How do i create a database for scalability? I am in the middle of http://www.slideshare.net/vishnu/livejournals-backend-a-history-of-scaling which i cant read ATM and need to leave. But i would like to know more about creating a database that scales well. Somethings that it mentioned and occur in my mind are
- Separate handles for reads and writes?
- What happens when one server is busy (IO or CPU bound) and i need two servers to write to?
- Do i create multiple database? have a clusterId on users?
- Will it be a problem when moving users to one cluster to another?
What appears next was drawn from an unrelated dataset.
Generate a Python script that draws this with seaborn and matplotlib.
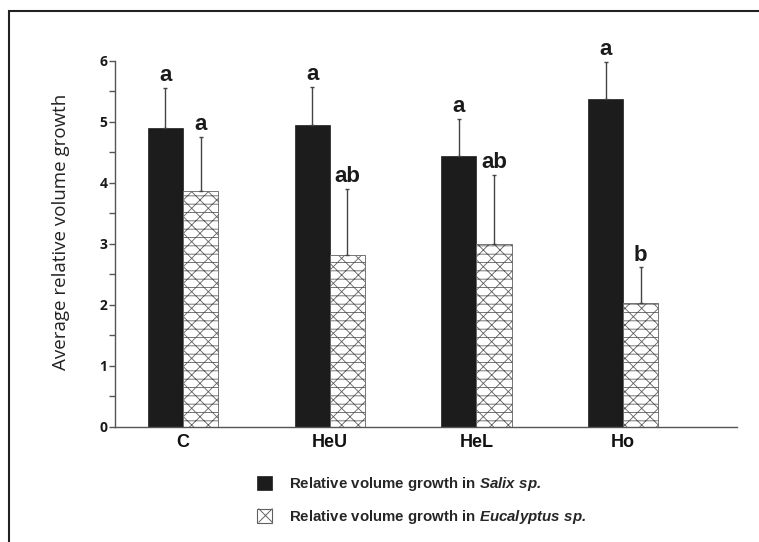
import matplotlib
matplotlib.use("Agg")
import matplotlib.pyplot as plt
import matplotlib.patches as mpatches
from matplotlib.lines import Line2D
from matplotlib.legend_handler import HandlerTuple
from matplotlib.ticker import MultipleLocator
import seaborn as sns
import pandas as pd

treatments = ["C", "HeU", "HeL", "Ho"]
species = ["Salix", "Eucalyptus"]
salix_mean = [4.90, 4.95, 4.43, 5.38]
salix_err = [0.65, 0.62, 0.62, 0.60]
euc_mean = [3.87, 2.82, 3.00, 2.02]
euc_err = [0.88, 1.08, 1.12, 0.59]
salix_letters = ["a", "a", "a", "a"]
euc_letters = ["a", "ab", "ab", "b"]
legend_labels = [r"Relative volume growth in $\mathbfit{Salix\ sp.}$",
                 r"Relative volume growth in $\mathbfit{Eucalyptus\ sp.}$"]
y_label = "Average relative volume growth"

df = pd.DataFrame({
    "treatment": treatments * 2,
    "species": [species[0]] * 4 + [species[1]] * 4,
    "growth": salix_mean + euc_mean,
})
errs = salix_err + euc_err
letters = salix_letters + euc_letters

sns.set_theme(style="white")
plt.rcParams["font.family"] = ["Liberation Sans", "DejaVu Sans"]
plt.rcParams["mathtext.fontset"] = "custom"
plt.rcParams["mathtext.rm"] = "Liberation Sans:bold"
plt.rcParams["mathtext.bfit"] = "Liberation Sans:bold:italic"
plt.rcParams["hatch.linewidth"] = 0.6

W, H = 759, 542
fig = plt.figure(figsize=(W / 100, H / 100), dpi=100)
ax = fig.add_axes([115 / W, 1 - 426.7 / H, 622 / W, 366 / H])

sns.barplot(data=df, x="treatment", y="growth", hue="species",
            hue_order=species, order=treatments,
            palette={"Salix": "#1c1c1c", "Eucalyptus": "white"},
            width=0.48, errorbar=None, ax=ax, legend=False)

n = len(treatments)
for i, p in enumerate(ax.patches[:2 * n]):
    if i < n:
        p.set_edgecolor("#1c1c1c")
        p.set_linewidth(0.5)
    else:
        p.set_facecolor("white")
        p.set_edgecolor("#606060")
        p.set_linewidth(0.6)
        p.set_hatch("xx--")
    xc = p.get_x() + p.get_width() / 2
    top = p.get_height()
    ax.errorbar(xc, top, yerr=[[0], [errs[i]]], fmt="none",
                ecolor="#444444", elinewidth=1.0, capsize=1.5, capthick=1.0)
    ax.annotate(letters[i], (xc, top + errs[i]), xytext=(0, 5),
                textcoords="offset points", ha="center", va="baseline",
                fontsize=16, fontweight="bold", color="#1a1a1a")

ax.set_ylim(0, 6)
ax.set_xlim(-0.4636, 3.776)
ax.yaxis.set_major_locator(MultipleLocator(1))
ax.yaxis.set_minor_locator(MultipleLocator(0.5))
ax.tick_params(axis="y", which="both", direction="out", length=4,
               width=1, color="#555555", left=True, pad=1.5)
ax.tick_params(axis="x", length=0, pad=5)
for lab in ax.get_yticklabels():
    lab.set_fontfamily(["Open Sans", "DejaVu Sans"])
    lab.set_fontweight("bold")
    lab.set_fontsize(10)
    lab.set_color("#1a1a1a")
for lab in ax.get_xticklabels():
    lab.set_fontweight("bold")
    lab.set_fontsize(13)
    lab.set_color("#111111")

for s in ["top", "right"]:
    ax.spines[s].set_visible(False)
for s in ["left", "bottom"]:
    ax.spines[s].set_color("#555555")
    ax.spines[s].set_linewidth(1.0)

ax.set_xlabel("")
ax.set_ylabel(y_label, fontfamily=["Open Sans", "DejaVu Sans"],
              fontsize=13.5, color="#222222")
ax.yaxis.set_label_coords(-0.073, 0.532)

salix_handle = mpatches.Patch(facecolor="#1c1c1c", edgecolor="#1c1c1c", linewidth=0.5)
euc_box = mpatches.Patch(facecolor="white", edgecolor="#606060", linewidth=0.8)
euc_x = Line2D([], [], marker="x", markersize=10, markeredgewidth=0.7,
               color="#606060", linestyle="none")
fig.legend([salix_handle, (euc_box, euc_x)], legend_labels, loc="upper left",
           bbox_to_anchor=(257 / W, 1 - 475 / H), frameon=False,
           prop={"family": "Liberation Sans", "weight": "bold", "size": 10.8},
           handlelength=1.0, handleheight=1.0, handletextpad=1.15,
           labelspacing=1.0, borderpad=0, borderaxespad=0,
           handler_map={tuple: HandlerTuple(ndivide=1, pad=0)})

fig.patches.append(mpatches.Rectangle((9 / W, -0.1), 1.2, 1 - 11 / H + 0.1,
                                      transform=fig.transFigure, fill=False,
                                      edgecolor="#222222", linewidth=1.5,
                                      zorder=10))

fig.savefig("out.png", dpi=100)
- Might i code this so user ABC in DB A on cluster A and DEF in DB B in cluster B have the same PRIMARY KEY?
- When i move the above to cluster C? Does this mean i need to write much code to move them to another cluster/database?
- To make the above not an issue would i NOT use PRIMARY KEY and set the ID by hand by reading the other DBs on other clusters?
etc
What happens when one server is busy (IO or CPU bound) and i need two servers to write to?
If you are doing a distributed transaction, well you are in trouble so you have to plan ahead to make sure load across your distributed transaction target servers is uniform.
Do i create multiple database? have a clusterId on users?
This is a very nice solution :P. You have to get the shared-data data models correct so that you don’t form a bottleneck on your shared catalogue’s
Will it be a problem when moving users to one cluster to another?
No, distributed transactions for the win. You need to have a kickass programmer to make sure things happen correctly.
Might i code this so user ABC in DB A on cluster A and DEF in DB B in cluster B have the same PRIMARY KEY?
No, assign the primary key on a master RDBMS/LDAP server. You do not want primary-key collisions of this sort. Your chosen method depends on this being done correctly — you want globally unique user-id’s. You will have shared-data in this case, and if you do not have have GU-PK’s how will you relate the user’s to the shared data ?